Para a economia gaúcha, o resultado é duplamente positivo. Primeiro, pelo efeito multiplicador – ao comprar equipamentos, uma empresa sinaliza a intenção de produzir mais e demanda a produção de outras. Segundo, porque o segmento tem grande relevância no Rio Grande do Sul.
Considerado um termômetro para a economia, o desempenho dos bens de capital é importante porque a indústria só produz se tiver confiança de que, no futuro, conseguirá vender seus bens. Mais produção também significa, em algum momento, mais empregos.
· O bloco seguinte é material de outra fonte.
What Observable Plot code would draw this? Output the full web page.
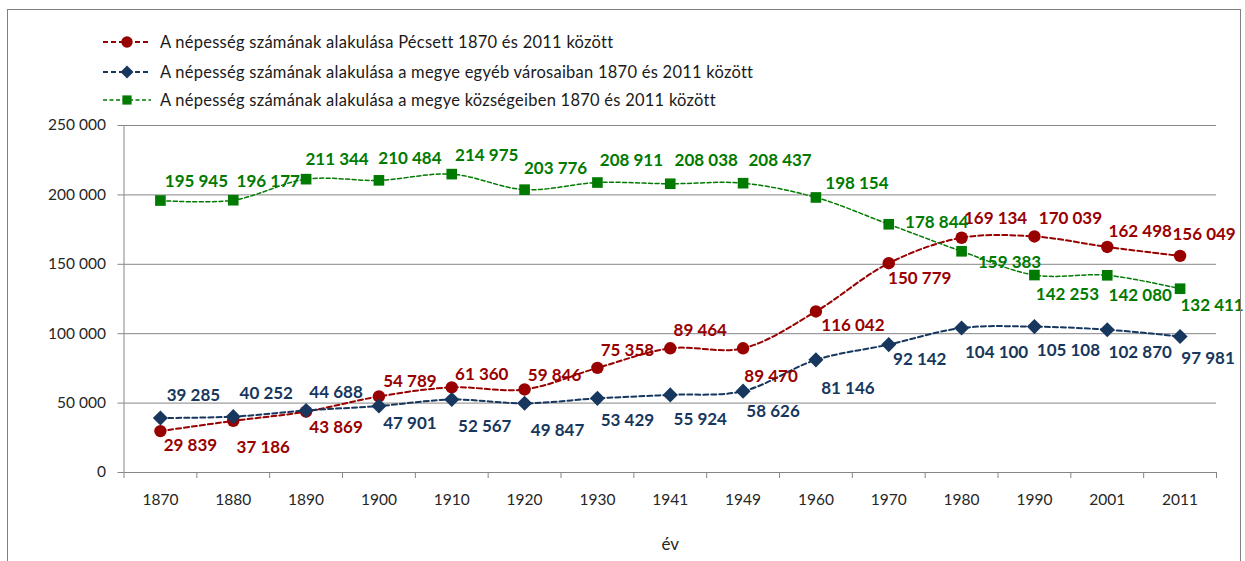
<!DOCTYPE html>
<html>
<head>
<meta charset="utf-8">
<script src="https://cdn.jsdelivr.net/npm/d3@7"></script>
<script src="https://cdn.jsdelivr.net/npm/@observablehq/plot@0.6"></script>
<style>
  html, body { margin: 0; padding: 0; background: #fff; overflow: hidden; width: 1245px; height: 561px; }
  #frame { position: absolute; left: 7px; top: 9px; width: 1232px; height: 600px; border: 1.5px solid #808080; pointer-events: none; }
  #legend { position: absolute; left: 0; top: 0; width: 1245px; height: 110px; font-family: Lato, sans-serif; font-size: 16.5px; letter-spacing: 0.25px; color: #1a1a1a; }
  .lrow { position: absolute; left: 102px; height: 20px; display: flex; align-items: center; white-space: nowrap; }
  .lrow svg { margin-right: 8px; }
  #chart { position: absolute; left: 0; top: 110px; }
</style>
</head>
<body>
<div id="legend"></div>
<div id="chart"></div>
<div id="frame"></div>
<script>
// ---- data ----
const years = ["1870","1880","1890","1900","1910","1920","1930","1941","1949","1960","1970","1980","1990","2001","2011"];
const pecs     = [29839, 37186, 43869, 54789, 61360, 59846, 75358, 89464, 89470, 116042, 150779, 169134, 170039, 162498, 156049];
const varosok  = [39285, 40252, 44688, 47901, 52567, 49847, 53429, 55924, 58626, 81146, 92142, 104100, 105108, 102870, 97981];
const kozsegek = [195945, 196177, 211344, 210484, 214975, 203776, 208911, 208038, 208437, 198154, 178844, 159383, 142253, 142080, 132411];
const seriesNames = [
  "A népesség számának alakulása Pécsett 1870 és 2011 között",
  "A népesség számának alakulása a megye egyéb városaiban 1870 és 2011 között",
  "A népesség számának alakulása a megye községeiben 1870 és 2011 között"
];
const yTicks = [0, 50000, 100000, 150000, 200000, 250000];
const xTitle = "év";

// ---- label placement (pixel offsets from each point) ----
const pecsOff = [[30,14],[30,27],[30,16],[31,-15],[30,-13],[30,-14],[30,-17],[30,-18],[28,28],[37,14],[31,15],[34,-19],[36,-18],[33,-15],[24,-21]];
const varOff  = [[33,-22],[33,-23],[30,-18],[31,18],[33,27],[33,27],[30,22],[30,25],[30,20],[32,29],[31,15],[35,25],[34,24],[33,23],[28,22]];
const kozOff  = [[36,-19],[35,-19],[31,-20],[31,-22],[35,-19],[31,-21],[34,-22],[36,-23],[37,-23],[41,-14],[48,-2],[48,11],[33,19],[33,20],[32,17]];

// ---- styles ----
const styles = [
  {color: "#990000", symbol: "circle", r: 6.2, width: 2, dash: "5,3"},
  {color: "#17375E", symbol: "diamond2", r: 6.8, width: 2, dash: "5,3"},
  {color: "#007A00", symbol: "square", r: 6, width: 1.5, dash: "4,2.5"}
];
const allValues = [pecs, varosok, kozsegek];
const allOffsets = [pecsOff, varOff, kozOff];

const fmtSp = v => d3.format(",")(v).replace(/,/g, " ");

// ---- legend ----
const legend = document.getElementById("legend");
const rowY = [32, 62, 90];
seriesNames.forEach((name, k) => {
  const st = styles[k];
  const row = document.createElement("div");
  row.className = "lrow";
  row.style.top = rowY[k] + "px";
  const sym = d3.symbol(st.symbol === "circle" ? d3.symbolCircle : st.symbol === "square" ? d3.symbolSquare : d3.symbolDiamond2, Math.PI * st.r * st.r * (st.symbol === "circle" ? 0.85 : 0.75))();
  row.innerHTML = `<svg width="50" height="20"><line x1="1" x2="49" y1="10" y2="10" stroke="${st.color}" stroke-width="${st.width}" stroke-dasharray="${st.dash}"/><path d="${sym}" transform="translate(25,10)" fill="${st.color}"/></svg><span>${name}</span>`;
  legend.appendChild(row);
});

// ---- rows ----
const rows = [];
allValues.forEach((vals, k) => vals.forEach((v, i) => rows.push({s: k, i, v, dx: allOffsets[k][i][0], dy: allOffsets[k][i][1]})));
const idx = years.map((_, i) => i);
const bounds = years.map((_, i) => i - 0.5).concat([years.length - 0.5]);

const marks = [
  Plot.ruleY(yTicks, {stroke: "#868686", strokeWidth: 1}),
  Plot.ruleX([-0.5], {y1: 0, y2: yTicks[yTicks.length - 1], stroke: "#868686"}),
  Plot.axisY(yTicks, {tickSize: 6, tickPadding: 12, tickFormat: fmtSp, stroke: "#868686", fill: "#262626", fontSize: 15.5, label: null}),
  Plot.axisX(bounds, {tickSize: 6, tickFormat: () => "", stroke: "#868686", label: null}),
  Plot.axisX(idx, {tickSize: 0, tickPadding: 21, tickFormat: i => years[i], fill: "#262626", fontSize: 15.5, label: null}),
  Plot.text([xTitle], {frameAnchor: "bottom", dy: 77, fontSize: 17, fill: "#262626"})
];
styles.forEach((st, k) => {
  const d = rows.filter(r => r.s === k);
  marks.push(Plot.line(d, {x: "i", y: "v", stroke: st.color, strokeWidth: st.width, strokeDasharray: st.dash, curve: "catmull-rom"}));
});
styles.forEach((st, k) => {
  const d = rows.filter(r => r.s === k);
  marks.push(Plot.dot(d, {x: "i", y: "v", symbol: () => st.symbol, r: st.r, fill: st.color, stroke: "none"}));
});
styles.forEach((st, k) => {
  const d = rows.filter(r => r.s === k);
  d.forEach(r => marks.push(Plot.text([r], {x: "i", y: "v", text: r => fmtSp(r.v), dx: r.dx, dy: r.dy, fill: st.color, fontWeight: "bold", fontSize: 17})));
});

const chart = Plot.plot({
  width: 1245,
  height: 451,
  marginLeft: 123.5,
  marginRight: 29,
  marginTop: 15,
  marginBottom: 89,
  x: {domain: [-0.5, years.length - 0.5], axis: null},
  y: {domain: [0, 250000], axis: null},
  style: {fontFamily: "Lato, sans-serif", background: "transparent", overflow: "visible"},
  marks
});
document.getElementById("chart").appendChild(chart);
</script>
</body>
</html>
– Nossa perspectiva é de que as coisas comecem a melhorar com mais força a partir de setembro. O agronegócio vem de boas safras e não comprou muito no último ano. Vai precisar renovar a frota. Mas ainda é cedo para falar em abertura de vagas, isso provavelmente fica para o próximo ano – afirma Nelson Sbabo, presidente do conselho executivo da Câmara de Indústria, Comércio e Serviços de Caxias do Sul (CIC), lembrando que a região da Serra fechou mais de 20 mil vagas de trabalho na indústria desde 2014.
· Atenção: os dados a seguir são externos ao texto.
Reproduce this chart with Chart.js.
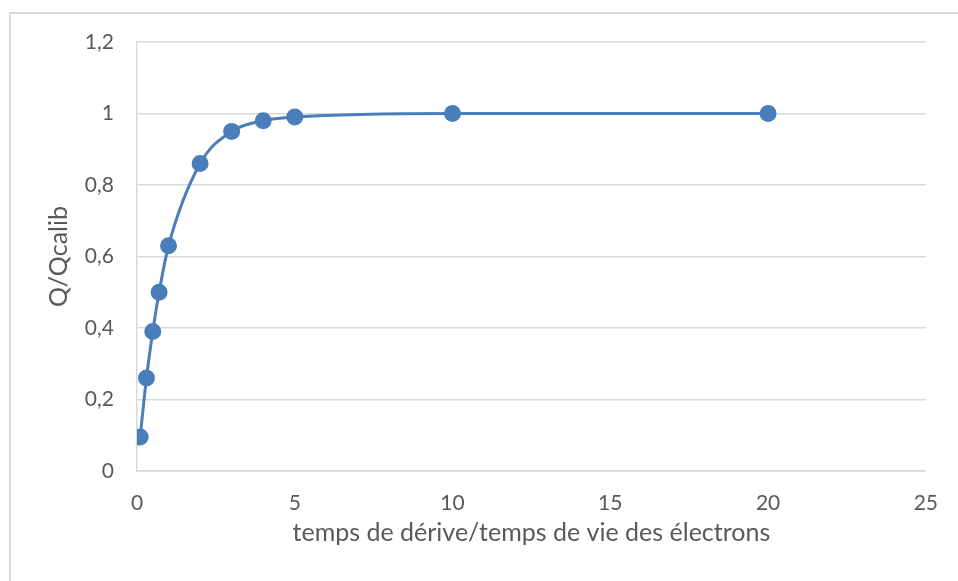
<!DOCTYPE html>
<html>
<head>
<meta charset="utf-8">
<script src="https://cdn.jsdelivr.net/npm/chart.js@4/dist/chart.umd.min.js"></script>
<style>
  html, body { margin: 0; padding: 0; background: #fff; }
  #wrap { width: 958px; height: 581px; }
</style>
</head>
<body>
<div id="wrap"><canvas id="chart" width="958" height="581"></canvas></div>
<script>
// temps de dérive / temps de vie -> Q/Qcalib
const tempsRelatif = [0.1, 0.3, 0.5, 0.7, 1, 2, 3, 4, 5, 10, 20];
const qRelatif = [0.095, 0.26, 0.39, 0.5, 0.63, 0.86, 0.95, 0.98, 0.99, 1.0, 1.0];

// graduations des axes
const xTicks = [0, 5, 10, 15, 20, 25];
const xLabels = ['0', '5', '10', '15', '20', '25'];
const yTicks = [0, 0.2, 0.4, 0.6, 0.8, 1.0, 1.2];
const yLabels = ['0', '0,2', '0,4', '0,6', '0,8', '1', '1,2'];

const points = tempsRelatif.map((t, i) => ({ x: t, y: qRelatif[i] }));

const bleu = '#4a7ebb';
const gris = '#d9d9d9';
const texte = '#595959';
const police = 'Lato, "Open Sans", sans-serif';

// cadre gris autour du graphique
const cadre = {
    id: 'cadre',
    beforeDraw(chart) {
        const c = chart.ctx;
        c.save();
        c.strokeStyle = gris;
        c.lineWidth = 2;
        c.strokeRect(10, 13, 960, 600);
        c.restore();
    }
};

new Chart(document.getElementById('chart').getContext('2d'), {
    type: 'scatter',
    data: {
        datasets: [{
            data: points,
            showLine: true,
            borderColor: bleu,
            backgroundColor: bleu,
            borderWidth: 3,
            pointRadius: 7,
            pointHoverRadius: 7,
            cubicInterpolationMode: 'monotone'
        }]
    },
    options: {
        responsive: false,
        animation: false,
        layout: { padding: { top: 42, right: 30, left: 0, bottom: 0 } },
        plugins: {
            legend: { display: false },
            tooltip: { enabled: false }
        },
        scales: {
            x: {
                type: 'linear',
                min: 0,
                max: 25,
                afterBuildTicks: s => { s.ticks = xTicks.map(v => ({ value: v })); },
                afterFit: s => { s.height = 110; },
                grid: { display: false, drawTicks: false },
                border: { display: true, color: gris, width: 1.5 },
                ticks: {
                    padding: 20,
                    color: texte,
                    font: { family: police, size: 21 },
                    callback: (v, i) => xLabels[i]
                },
                title: {
                    display: true,
                    text: 'temps de dérive/temps de vie des électrons',
                    color: texte,
                    font: { family: police, size: 25 },
                    padding: { top: 0, bottom: 33 }
                }
            },
            y: {
                min: 0,
                max: 1.2,
                afterBuildTicks: s => { s.ticks = yTicks.map(v => ({ value: v })); },
                afterFit: s => { s.width = 137; },
                grid: { color: gris, lineWidth: 1.5, drawTicks: false },
                border: { display: true, color: gris, width: 1.5 },
                ticks: {
                    padding: 23,
                    color: texte,
                    font: { family: police, size: 21 },
                    callback: (v, i) => yLabels[i]
                },
                title: {
                    display: true,
                    text: 'Q/Qcalib',
                    color: texte,
                    font: { family: police, size: 25 },
                    padding: { top: 44, bottom: 0 }
                }
            }
        }
    },
    plugins: [cadre]
});
</script>
</body>
</html>
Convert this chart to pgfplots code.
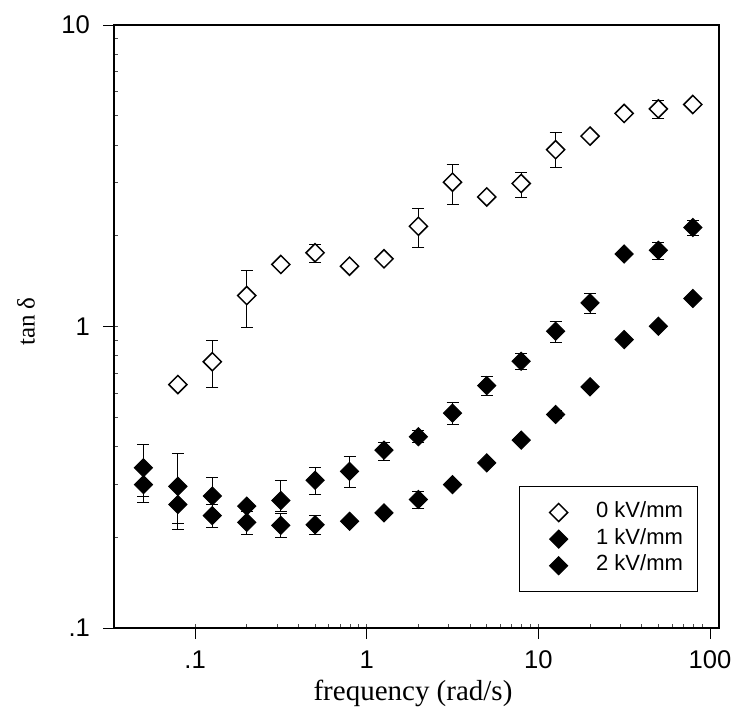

Desafio de recompor cadeias produtivas
Um fator determinante para uma recuperação mais expressiva passa pela retomada da indústria automotiva, que representa quase um quarto da cadeia produtiva de todo o setor no país. No Estado, o cenário não é diferente. A produção de veículos pesados tem grande peso nos negócios gaúchos.
– Caímos 38% nesse segmento em 2015 e mais 33% de janeiro a junho. Em julho, ao que parece, parou de cair, o que já parece ser uma grande coisa. Agora, precisamos olhar os estragos deixados pelo vendaval. O processo de desindustrialização foi significativo. Algumas cadeias de fornecedores desapareceram, obrigando-nos a importar mercadorias a um preço mais alto – conta o diretor-presidente da Agrale, Hugo Domingos Zattera.
Com o mercado brasileiro fragilizado, as empresas têm mirado cada vez mais o Exterior. Mas a variação cambial também assusta. Na sexta-feira, o dólar chegou a R$ 3,1691, o menor valor de fechamento desde 16 de julho de 2015. Na semana passada, a moeda americana recuou 2,28%, acumulando no ano queda de 19,73%.
Especialista em câmbio, Sidnei Moura Nehme, diretor executivo da NGO Corretora, alerta que a iniciativa privada deve enfrentar um momento confuso nesse mercado nos próximos meses. A apreciação do real, segundo Nehme, é reflexo de ação do governo e não de uma lógica de mercado, o que prejudica ainda mais qualquer tentativa de previsibilidade.
– O Banco Central tem atuado de forma discreta no mercado de câmbio para não provocar danos aos especuladores com a moeda, mas causa forte desalento à indústria exportadora, que perde capacidade competitiva. O fato é que não houve, até o momento, mudanças no país que justificassem essa retração do dólar, tornando a projeção de investimentos muito mais complicada – afirma.